南浦市江西区域水山里にある水山里壁画古墳は5世紀後半期の高句麗の壁画古墳である。水山里壁画古墳には人物風俗を主題とした壁画が描かれている。古墳の壁には主人公夫婦が美しい長幕を張った華麗な部屋で男女僕の世話を受けながら贅沢な生活をする絵、楽隊を先頭に立たせて乗り物に乗っていく主人公の行列図、主人公の夫婦が男女しもべを連れて曲芸を見物する絵など、さまざまな絵画が描かれている。
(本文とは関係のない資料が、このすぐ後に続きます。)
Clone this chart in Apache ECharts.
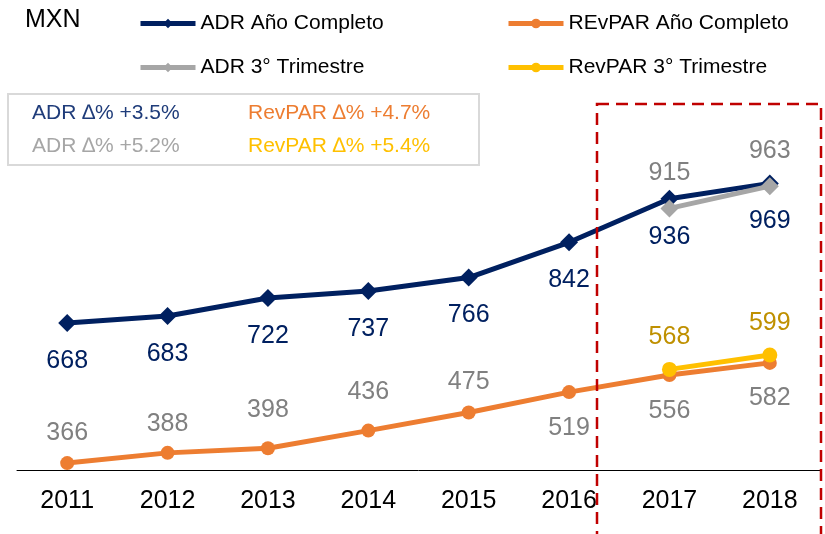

この古墳の壁画で興味あるのは西側の壁に描いた曲芸の絵であるが、3名の曲芸士はみなパジ・チョゴリを着て脚には脚絆をまとった軽快な服装をしている。一人は高い木製の脚の上で技量を見せており、他の二人は車輪、輪、棒などを高く投げ上げながら手の技量を見せている。この曲芸の絵画は高句麗で早くから曲芸が発展していたという事実と高句麗の人々の楽天的な性格を見せている。
水山里古墳壁画の重要な特徴は繊細で優雅で鮮明であるということである。
壁画では絹の糸のように細く柔らかな線と美しい色彩で、腰に帯をしめた長いチョゴリにひだ付きのチマと段だら縞のひだ付きのチマを着た女性たちのきちんとした身なりや優雅な服装、美しい顔、特に女性主人公の半月のような眉毛、柔らかい目つきと微笑を浮かべた赤い唇を上手に形象している。
チュチェ61(1972)年に日本で初めて発見された壁画古墳である高松古墳は、この古墳と共通点が多い。壁画に描かれた女性たちが長いチョゴリに段だら縞のチマを着ていることを始め、全般的な壁画の配置とその内容、絵描きの腕前などで、共通性をはっきりと見つけることができる。水山里壁画古墳は高句麗の文化と風習、高句麗の文化が日本文化に与えた影響を研究する上で意義をもつ古墳である。